◆ Aim of the task ◆
Gather all lines containing the string "this" and copy them out.

◆ Task data ◆

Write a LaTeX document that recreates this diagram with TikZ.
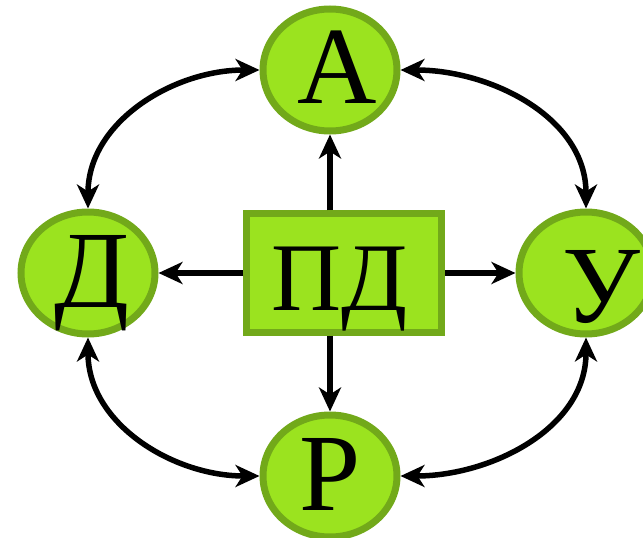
\documentclass[tikz,border=0pt]{standalone}
\usepackage{fontspec}
\setmainfont{Liberation Serif}
\usetikzlibrary{shapes.geometric,arrows.meta}
\definecolor{leaf}{HTML}{9BE31F}
\definecolor{leafedge}{HTML}{72A91A}
\tikzset{
  oval/.style={ellipse, draw=leafedge, fill=leaf, line width=7pt,
    minimum width=134pt, minimum height=122pt, inner sep=0pt},
  core/.style={rectangle, draw=leafedge, fill=leaf, line width=6.5pt,
    minimum width=195pt, minimum height=119pt, inner sep=0pt},
  big/.style={anchor=base, inner sep=0pt, font=\fontsize{110}{110}\selectfont},
  mid/.style={anchor=base, inner sep=0pt, font=\fontsize{97}{97}\selectfont},
  link/.style={line width=5.5pt, draw=black, {Stealth[length=24pt,width=22pt,inset=7pt]}-{Stealth[length=24pt,width=22pt,inset=7pt]}},
  ray/.style={line width=5.5pt, draw=black, -{Stealth[length=24pt,width=22pt,inset=7pt]}}
}
\begin{document}
\begin{tikzpicture}[x=1pt,y=-1pt]
  \useasboundingbox (0,0) rectangle (643,538);
  \clip (0,0) rectangle (643,538);
  % four outer ovals and the central box
  \node[oval] (A) at (330,70) {};
  \node[oval] (D) at (88,273) {};
  \node[oval] (U) at (586,273) {};
  \node[oval] (R) at (330,476) {};
  \node[core] (PD) at (344,273) {};
  % letters
  \node[big] (tA) at (337,103) {А};
  \node[big] (tD) at (92,307) {Д};
  \node[big] (tU) at (601,322) {У};
  \node[big] (tR) at (330,510) {Р};
  \node[mid] (tPD) at (340,310) {ПД};
  % rays from the central box
  \draw[ray] (PD.north -| A.south) -- (A.south);
  \draw[ray] (PD.south -| R.north) -- (R.north);
  \draw[ray] (PD.west) -- (D.east);
  \draw[ray] (PD.east) -- (U.west);
  % curved two-way links around the ring
  \draw[link] (A.west) to[out=180,in=90] (D.north);
  \draw[link] (A.east) to[out=0,in=90] (U.north);
  \draw[link] (D.south) to[out=-90,in=180] (R.west);
  \draw[link] (U.south) to[out=-90,in=0] (R.east);
\end{tikzpicture}
\end{document}
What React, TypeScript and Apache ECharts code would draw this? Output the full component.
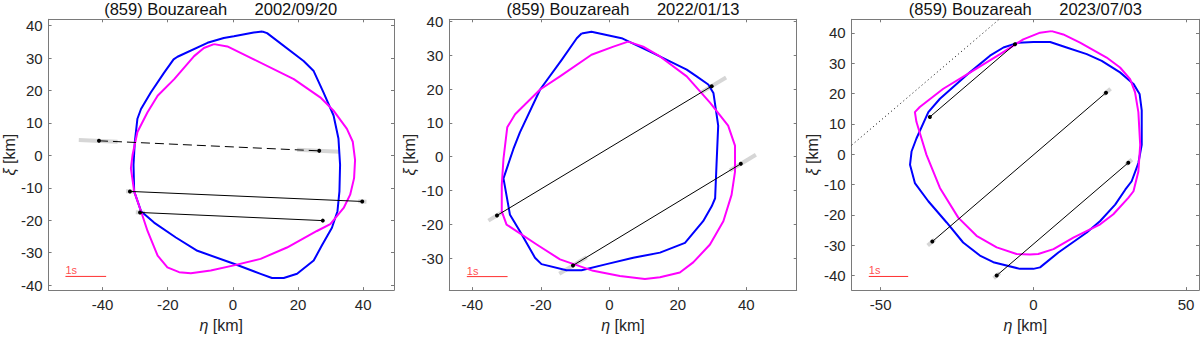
import React, { useEffect, useRef } from "react";
import * as echarts from "echarts";

type P = [number, number];

// ---------- data ----------
const titles = [
  "(859) Bouzareah      2002/09/20",
  "(859) Bouzareah      2022/01/13",
  "(859) Bouzareah      2023/07/03",
];

const xTicksA = [-40, -20, 0, 20, 40];
const xTicksC = [-50, 0, 50];
const yTicks = [-40, -30, -20, -10, 0, 10, 20, 30, 40];
const yTicksB = [-30, -20, -10, 0, 10, 20, 30, 40];

const xRange1: P = [-56.57, 49.45];
const yRange1: P = [-41.52, 41.95];
const xRange2: P = [-46.72, 54.72];
const yRange2: P = [-39.5, 40.7];
const xRange3: P = [-59.5, 54.26];
const yRange3: P = [-44.8, 44.5];

const blue1: P[] = [
  [9.0, 38.2], [10.5, 37.7], [21.7, 29.1], [24.8, 26.0], [27.8, 19.4], [30.9, 12.3],
  [32.4, 5.2], [32.9, -2.9], [32.7, -11.1], [32.1, -17.2], [30.4, -22.3], [27.3, -27.8],
  [24.8, -32.4], [19.7, -36.5], [15.6, -37.8], [12.0, -37.8], [8.5, -36.5], [0.3, -33.4],
  [-10.9, -29.4], [-17.5, -25.3], [-24.2, -20.7], [-28.2, -17.2], [-30.3, -11.1],
  [-30.5, -2.9], [-30.1, 4.2], [-29.3, 11.3], [-28.2, 14.3], [-25.2, 19.4], [-21.1, 25.5],
  [-18.2, 29.6], [-17.0, 30.4], [-7.8, 34.7], [-2.8, 36.2], [0.3, 36.7], [6.4, 37.9],
];
const magenta1: P[] = [
  [-5.8, 34.3], [-1.7, 33.6], [6.4, 29.6], [18.7, 23.5], [26.8, 17.9], [30.9, 13.8],
  [35.0, 8.2], [36.8, 4.2], [37.5, -1.4], [37.2, -7.0], [36.0, -12.1], [34.0, -16.2],
  [29.9, -21.2], [25.8, -23.3], [16.6, -28.4], [8.5, -31.9], [0.3, -33.9], [-6.8, -35.5],
  [-12.9, -36.3], [-16.5, -36.0], [-20.1, -34.5], [-23.1, -30.9], [-26.2, -23.3],
  [-28.2, -17.2], [-30.3, -11.1], [-31.3, -4.0], [-30.8, 0.1], [-29.3, 7.2], [-26.2, 13.3],
  [-23.1, 18.4], [-18.0, 23.5], [-11.9, 30.6], [-8.9, 33.1],
];
const blue2: P[] = [
  [-8.1, 36.5], [-5.2, 37.0], [3.6, 35.1], [12.8, 30.7], [22.6, 25.8], [25.5, 23.8],
  [28.9, 21.4], [30.4, 18.9], [31.8, 9.2], [31.3, -2.5], [30.9, -12.3], [29.9, -14.7],
  [27.4, -19.1], [22.1, -25.5], [14.8, -28.4], [7.0, -29.9], [-0.8, -31.8], [-8.1, -33.6],
  [-12.5, -33.6], [-19.8, -31.8], [-21.7, -29.9], [-26.1, -22.1], [-29.0, -17.2],
  [-30.9, -6.4], [-28.0, 2.3], [-26.1, 7.2], [-20.2, 19.9], [-13.9, 28.7], [-9.5, 35.1],
];
const magenta2: P[] = [
  [5.5, 34.1], [9.9, 32.6], [14.8, 29.7], [22.6, 23.8], [29.4, 16.0], [34.7, 9.2],
  [36.7, 3.3], [36.7, -4.5], [35.7, -11.3], [33.3, -19.1], [29.4, -26.0], [24.5, -31.3],
  [20.6, -34.3], [14.8, -35.7], [10.4, -36.2], [3.1, -35.3], [-4.7, -33.8], [-14.4, -30.4],
  [-21.2, -26.0], [-30.0, -20.1], [-31.4, -16.2], [-31.4, -8.4], [-30.9, -0.6],
  [-29.8, 8.7], [-27.5, 12.6], [-20.2, 19.9], [-14.4, 23.8], [-5.2, 30.2], [1.2, 32.6],
];
const blue3: P[] = [
  [-4.9, 36.8], [0.0, 37.0], [5.5, 37.0], [10.9, 35.2], [17.5, 33.0], [22.4, 30.8],
  [28.4, 27.0], [32.8, 23.2], [34.8, 19.9], [35.5, 14.5], [35.5, 3.1], [34.4, -2.9],
  [32.2, -8.9], [30.1, -11.7], [26.8, -16.6], [21.9, -22.0], [17.5, -25.8], [8.2, -32.4],
  [2.2, -37.3], [0.0, -37.8], [-4.4, -37.8], [-13.1, -35.6], [-17.5, -33.4], [-23.0, -29.1],
  [-28.4, -22.5], [-34.4, -15.5], [-38.8, -9.5], [-40.4, -3.5], [-39.9, 0.9], [-38.3, 5.2],
  [-34.4, 13.9], [-30.6, 18.3], [-20.8, 27.0], [-14.2, 32.5], [-9.8, 35.2],
];
const magenta3: P[] = [
  [6.0, 40.6], [9.8, 39.5], [15.3, 36.8], [24.0, 31.9], [28.4, 28.6], [31.7, 24.8],
  [33.3, 20.5], [34.4, 13.9], [35.0, 3.1], [34.4, -5.7], [32.8, -12.2], [31.1, -14.4],
  [26.2, -19.8], [21.9, -23.1], [13.1, -27.5], [6.6, -31.3], [1.6, -32.9], [-1.1, -33.1],
  [-5.5, -32.9], [-12.0, -30.7], [-18.6, -26.9], [-24.6, -20.9], [-30.6, -11.1],
  [-35.0, -0.2], [-38.3, 10.7], [-38.8, 13.9], [-37.2, 15.6], [-29.5, 21.6], [-19.7, 27.6],
  [-10.9, 33.0], [-3.3, 37.9], [2.2, 40.1],
];

// chords: [start, end]
const chords1: P[][] = [
  [[-41.1, 4.5], [26.5, 1.4]],
  [[-31.6, -11.1], [39.7, -14.2]],
  [[-28.5, -17.6], [27.6, -20.1]],
];
const chordDashed1 = [true, false, false];
const chords2: P[][] = [
  [[-32.8, -17.4], [29.9, 20.9]],
  [[-10.6, -32.2], [38.4, -2.1]],
];
const chords3: P[][] = [
  [[-33.9, 12.3], [-6.0, 36.3]],
  [[-33.1, -28.8], [23.8, 20.3]],
  [[-12.0, -40.0], [31.1, -2.8]],
];

// uncertainty (grey) segments
const grey1: P[][] = [
  [[-47.3, 4.78], [-35.4, 4.24]],
  [[19.7, 1.71], [32.7, 1.11]],
  [[-32.8, -11.05], [-30.4, -11.16]],
  [[38.5, -14.15], [41.0, -14.26]],
  [[-29.8, -17.54], [-27.0, -17.67]],
];
const grey2: P[][] = [
  [[-35.3, -18.93], [-31.4, -16.54]],
  [[27.0, 19.13], [34.1, 23.47]],
  [[-14.6, -34.66], [-6.6, -29.75]],
  [[35.2, -4.06], [42.8, 0.6]],
];
const grey3: P[][] = [
  [[-34.6, -30.1], [-32.3, -28.1]],
  [[23.0, 19.6], [25.3, 21.6]],
  [[-13.0, -40.86], [-11.0, -39.14]],
  [[30.3, -3.49], [32.3, -1.77]],
];

const scaleBar1: P[] = [[-51.4, -37.3], [-38.9, -37.3]];
const scaleBar2: P[] = [[-41.6, -35.5], [-29.7, -35.5]];
const scaleBar3: P[] = [[-53.9, -40.3], [-41.0, -40.3]];
const scaleLabel = "1s";

const dotted3: P[] = [[-59.5, 3.0], [-11.2, 44.5]];

// ---------- layout ----------
const FONT = "'Liberation Sans', Arial, Helvetica, sans-serif";
const TEXT = "#262626";
const AXIS = "#7a7a7a";

const grids = [
  { left: 47.3, top: 19.3, width: 346.7, height: 274, yNameGap: 28 },
  { left: 449.3, top: 19.3, width: 347.4, height: 274, yNameGap: 28 },
  { left: 851.7, top: 19.3, width: 347.3, height: 274, yNameGap: 29.5 },
];

const panels = [
  { xr: xRange1, yr: yRange1, xt: xTicksA, yt: yTicks, blue: blue1, mag: magenta1, chords: chords1, dashed: chordDashed1, grey: grey1, bar: scaleBar1, dotted: null as P[] | null },
  { xr: xRange2, yr: yRange2, xt: xTicksA, yt: yTicksB, blue: blue2, mag: magenta2, chords: chords2, dashed: [false, false], grey: grey2, bar: scaleBar2, dotted: null as P[] | null },
  { xr: xRange3, yr: yRange3, xt: xTicksC, yt: yTicks, blue: blue3, mag: magenta3, chords: chords3, dashed: [false, false, false], grey: grey3, bar: scaleBar3, dotted: dotted3 },
];

const close = (pts: P[]): P[] => [...pts, pts[0]];

function buildOption() {
  const xAxis: any[] = [];
  const yAxis: any[] = [];
  const series: any[] = [];
  const graphic: any[] = [];

  panels.forEach((p, i) => {
    const g = grids[i];
    const tick = (vals: number[]) => ({
      show: true, inside: true, length: 3, customValues: vals,
      lineStyle: { color: AXIS, width: 1 },
    });
    const line = { show: true, onZero: false, lineStyle: { color: AXIS, width: 1 } };
    xAxis.push({
      type: "value", gridIndex: i, position: "bottom", min: p.xr[0], max: p.xr[1],
      axisLine: line, axisTick: tick(p.xt), splitLine: { show: false },
      axisLabel: { customValues: p.xt, color: TEXT, fontSize: 15, fontFamily: FONT, margin: 7 },
      name: "{g|η} [km]", nameLocation: "middle", nameGap: 26,
      nameTextStyle: {
        color: TEXT, fontSize: 16, fontFamily: FONT,
        rich: { g: { fontStyle: "italic", fontSize: 16, fontFamily: FONT, color: TEXT } },
      },
    });
    xAxis.push({
      type: "value", gridIndex: i, position: "top", min: p.xr[0], max: p.xr[1],
      axisLine: line, axisTick: tick(p.xt), splitLine: { show: false },
      axisLabel: { show: false },
    });
    yAxis.push({
      type: "value", gridIndex: i, position: "left", min: p.yr[0], max: p.yr[1],
      axisLine: line, axisTick: tick(p.yt), splitLine: { show: false },
      axisLabel: { customValues: p.yt, color: TEXT, fontSize: 15, fontFamily: FONT, margin: 6 },
      name: "{g|ξ} [km]", nameLocation: "middle", nameGap: g.yNameGap, nameRotate: 90,
      nameTextStyle: {
        color: TEXT, fontSize: 16, fontFamily: FONT,
        rich: { g: { fontStyle: "italic", fontSize: 16, fontFamily: FONT, color: TEXT } },
      },
    });
    yAxis.push({
      type: "value", gridIndex: i, position: "right", min: p.yr[0], max: p.yr[1],
      axisLine: line, axisTick: tick(p.yt), splitLine: { show: false },
      axisLabel: { show: false },
    });

    const xi = 2 * i;
    const yi = 2 * i;
    const base = { xAxisIndex: xi, yAxisIndex: yi, animation: false, silent: true };

    p.grey.forEach((seg) => {
      series.push({
        ...base, type: "line", data: seg, symbol: "none", z: 1,
        lineStyle: { color: "#d6d6d6", width: 4, cap: "butt" },
      });
    });
    series.push({
      ...base, type: "line", data: close(p.blue), symbol: "none", z: 2,
      lineStyle: { color: "#0000ff", width: 2, join: "round" },
    });
    series.push({
      ...base, type: "line", data: close(p.mag), symbol: "none", z: 3,
      lineStyle: { color: "#ff00ff", width: 2, join: "round" },
    });
    p.chords.forEach((c, k) => {
      series.push({
        ...base, type: "line", data: c, symbol: "circle", symbolSize: 4, showSymbol: true, z: 4,
        itemStyle: { color: "#000" },
        lineStyle: { color: "#000", width: 1, type: p.dashed[k] ? [9, 5] : "solid" },
      });
    });
    if (p.dotted) {
      series.push({
        ...base, type: "line", data: p.dotted, symbol: "none", z: 4,
        lineStyle: { color: "#000", width: 1, type: [1, 3] },
      });
    }
    series.push({
      ...base, type: "line", symbol: "none", z: 5, data: p.bar,
      lineStyle: { color: "#ff3030", width: 1 },
    });
    series.push({
      ...base, type: "scatter", z: 5, symbol: "circle", symbolSize: 1,
      itemStyle: { color: "rgba(0,0,0,0)" },
      data: [p.bar[0]],
      label: {
        show: true, formatter: scaleLabel, position: "top", align: "left",
        distance: 0, color: "#ff2020", fontSize: 11, fontFamily: FONT,
      },
    });

    graphic.push({
      type: "text",
      x: g.left + g.width / 2,
      y: 0,
      style: {
        text: titles[i], fill: "#111", fontSize: 16.5, fontFamily: FONT,
        align: "center", verticalAlign: "top",
        textAlign: "center", textVerticalAlign: "top",
      },
    });
  });

  return {
    animation: false,
    backgroundColor: "#ffffff",
    grid: grids.map((g) => ({ left: g.left, top: g.top, width: g.width, height: g.height, containLabel: false })),
    xAxis,
    yAxis,
    series,
    graphic,
  };
}

export default function App() {
  const ref = useRef<HTMLDivElement>(null);
  useEffect(() => {
    if (!ref.current) return;
    const chart = echarts.init(ref.current, undefined, { renderer: "svg" });
    chart.setOption(buildOption() as any);
    return () => chart.dispose();
  }, []);
  return (
    <div
      ref={ref}
      style={{ position: "fixed", left: 0, top: 0, width: 1200, height: 338, background: "#fff" }}
    />
  );
}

◆ The response ◆
Write a LaTeX document that recreates this diagram with TikZ.
What React, TypeScript and Apache ECharts code would draw this? Output the full component.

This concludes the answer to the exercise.